» Objective
Return the records that follow, matching each one exactly.

— start Input material —

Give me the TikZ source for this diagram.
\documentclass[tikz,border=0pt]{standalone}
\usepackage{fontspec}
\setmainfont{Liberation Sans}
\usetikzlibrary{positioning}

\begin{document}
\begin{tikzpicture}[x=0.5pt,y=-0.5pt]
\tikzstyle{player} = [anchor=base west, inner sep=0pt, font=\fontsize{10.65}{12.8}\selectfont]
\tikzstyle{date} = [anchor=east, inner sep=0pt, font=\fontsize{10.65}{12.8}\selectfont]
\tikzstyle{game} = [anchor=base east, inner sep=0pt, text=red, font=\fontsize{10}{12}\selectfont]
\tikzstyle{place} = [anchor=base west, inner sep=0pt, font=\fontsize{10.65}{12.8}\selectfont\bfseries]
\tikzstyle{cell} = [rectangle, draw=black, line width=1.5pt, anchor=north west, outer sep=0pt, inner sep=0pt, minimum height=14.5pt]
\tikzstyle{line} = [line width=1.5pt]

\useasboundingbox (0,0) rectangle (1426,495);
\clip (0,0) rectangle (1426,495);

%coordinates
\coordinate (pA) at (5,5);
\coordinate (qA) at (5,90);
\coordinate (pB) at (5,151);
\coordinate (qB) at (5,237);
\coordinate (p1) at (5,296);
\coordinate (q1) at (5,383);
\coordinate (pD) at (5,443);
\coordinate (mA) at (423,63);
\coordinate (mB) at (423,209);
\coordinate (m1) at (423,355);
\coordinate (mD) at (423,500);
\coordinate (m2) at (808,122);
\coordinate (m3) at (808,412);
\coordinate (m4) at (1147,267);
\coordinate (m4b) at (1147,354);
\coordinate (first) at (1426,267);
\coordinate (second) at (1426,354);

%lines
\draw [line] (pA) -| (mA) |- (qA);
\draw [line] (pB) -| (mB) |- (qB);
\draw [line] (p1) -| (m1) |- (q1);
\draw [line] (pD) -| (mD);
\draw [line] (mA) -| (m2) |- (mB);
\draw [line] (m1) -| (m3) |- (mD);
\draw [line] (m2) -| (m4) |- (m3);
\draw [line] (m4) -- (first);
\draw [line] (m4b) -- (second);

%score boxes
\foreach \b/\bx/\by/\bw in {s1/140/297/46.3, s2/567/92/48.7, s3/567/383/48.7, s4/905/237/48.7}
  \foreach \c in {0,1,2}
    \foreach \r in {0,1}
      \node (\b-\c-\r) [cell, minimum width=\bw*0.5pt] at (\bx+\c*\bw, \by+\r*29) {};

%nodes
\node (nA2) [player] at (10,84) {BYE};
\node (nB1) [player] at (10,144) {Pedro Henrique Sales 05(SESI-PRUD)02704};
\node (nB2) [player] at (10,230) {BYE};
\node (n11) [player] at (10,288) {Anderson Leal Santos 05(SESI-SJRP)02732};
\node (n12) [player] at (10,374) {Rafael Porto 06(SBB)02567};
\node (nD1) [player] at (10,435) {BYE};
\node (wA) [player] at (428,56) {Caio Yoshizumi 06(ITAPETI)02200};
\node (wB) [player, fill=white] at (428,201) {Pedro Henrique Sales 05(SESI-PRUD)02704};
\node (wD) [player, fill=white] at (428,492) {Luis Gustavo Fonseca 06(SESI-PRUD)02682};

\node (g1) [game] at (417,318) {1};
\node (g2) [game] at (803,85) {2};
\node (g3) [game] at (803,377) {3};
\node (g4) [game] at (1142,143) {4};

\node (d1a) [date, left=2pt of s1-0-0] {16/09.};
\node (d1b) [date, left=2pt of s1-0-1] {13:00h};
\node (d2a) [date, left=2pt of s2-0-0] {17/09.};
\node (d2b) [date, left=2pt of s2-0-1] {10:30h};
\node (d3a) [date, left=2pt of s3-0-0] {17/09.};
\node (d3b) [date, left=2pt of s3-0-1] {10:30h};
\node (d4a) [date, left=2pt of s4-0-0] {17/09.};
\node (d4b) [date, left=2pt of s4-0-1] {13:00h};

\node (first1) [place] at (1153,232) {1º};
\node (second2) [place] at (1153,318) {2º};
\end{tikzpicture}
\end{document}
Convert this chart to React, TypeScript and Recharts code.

— end Input material —

» Written response
Give me the TikZ source for this diagram.
\documentclass[tikz,border=0pt]{standalone}
\usepackage{fontspec}
\setmainfont{Liberation Sans}
\usetikzlibrary{positioning}

\begin{document}
\begin{tikzpicture}[x=0.5pt,y=-0.5pt]
\tikzstyle{player} = [anchor=base west, inner sep=0pt, font=\fontsize{10.65}{12.8}\selectfont]
\tikzstyle{date} = [anchor=east, inner sep=0pt, font=\fontsize{10.65}{12.8}\selectfont]
\tikzstyle{game} = [anchor=base east, inner sep=0pt, text=red, font=\fontsize{10}{12}\selectfont]
\tikzstyle{place} = [anchor=base west, inner sep=0pt, font=\fontsize{10.65}{12.8}\selectfont\bfseries]
\tikzstyle{cell} = [rectangle, draw=black, line width=1.5pt, anchor=north west, outer sep=0pt, inner sep=0pt, minimum height=14.5pt]
\tikzstyle{line} = [line width=1.5pt]

\useasboundingbox (0,0) rectangle (1426,495);
\clip (0,0) rectangle (1426,495);

%coordinates
\coordinate (pA) at (5,5);
\coordinate (qA) at (5,90);
\coordinate (pB) at (5,151);
\coordinate (qB) at (5,237);
\coordinate (p1) at (5,296);
\coordinate (q1) at (5,383);
\coordinate (pD) at (5,443);
\coordinate (mA) at (423,63);
\coordinate (mB) at (423,209);
\coordinate (m1) at (423,355);
\coordinate (mD) at (423,500);
\coordinate (m2) at (808,122);
\coordinate (m3) at (808,412);
\coordinate (m4) at (1147,267);
\coordinate (m4b) at (1147,354);
\coordinate (first) at (1426,267);
\coordinate (second) at (1426,354);

%lines
\draw [line] (pA) -| (mA) |- (qA);
\draw [line] (pB) -| (mB) |- (qB);
\draw [line] (p1) -| (m1) |- (q1);
\draw [line] (pD) -| (mD);
\draw [line] (mA) -| (m2) |- (mB);
\draw [line] (m1) -| (m3) |- (mD);
\draw [line] (m2) -| (m4) |- (m3);
\draw [line] (m4) -- (first);
\draw [line] (m4b) -- (second);

%score boxes
\foreach \b/\bx/\by/\bw in {s1/140/297/46.3, s2/567/92/48.7, s3/567/383/48.7, s4/905/237/48.7}
  \foreach \c in {0,1,2}
    \foreach \r in {0,1}
      \node (\b-\c-\r) [cell, minimum width=\bw*0.5pt] at (\bx+\c*\bw, \by+\r*29) {};

%nodes
\node (nA2) [player] at (10,84) {BYE};
\node (nB1) [player] at (10,144) {Pedro Henrique Sales 05(SESI-PRUD)02704};
\node (nB2) [player] at (10,230) {BYE};
\node (n11) [player] at (10,288) {Anderson Leal Santos 05(SESI-SJRP)02732};
\node (n12) [player] at (10,374) {Rafael Porto 06(SBB)02567};
\node (nD1) [player] at (10,435) {BYE};
\node (wA) [player] at (428,56) {Caio Yoshizumi 06(ITAPETI)02200};
\node (wB) [player, fill=white] at (428,201) {Pedro Henrique Sales 05(SESI-PRUD)02704};
\node (wD) [player, fill=white] at (428,492) {Luis Gustavo Fonseca 06(SESI-PRUD)02682};

\node (g1) [game] at (417,318) {1};
\node (g2) [game] at (803,85) {2};
\node (g3) [game] at (803,377) {3};
\node (g4) [game] at (1142,143) {4};

\node (d1a) [date, left=2pt of s1-0-0] {16/09.};
\node (d1b) [date, left=2pt of s1-0-1] {13:00h};
\node (d2a) [date, left=2pt of s2-0-0] {17/09.};
\node (d2b) [date, left=2pt of s2-0-1] {10:30h};
\node (d3a) [date, left=2pt of s3-0-0] {17/09.};
\node (d3b) [date, left=2pt of s3-0-1] {10:30h};
\node (d4a) [date, left=2pt of s4-0-0] {17/09.};
\node (d4b) [date, left=2pt of s4-0-1] {13:00h};

\node (first1) [place] at (1153,232) {1º};
\node (second2) [place] at (1153,318) {2º};
\end{tikzpicture}
\end{document}
Convert this chart to React, TypeScript and Recharts code.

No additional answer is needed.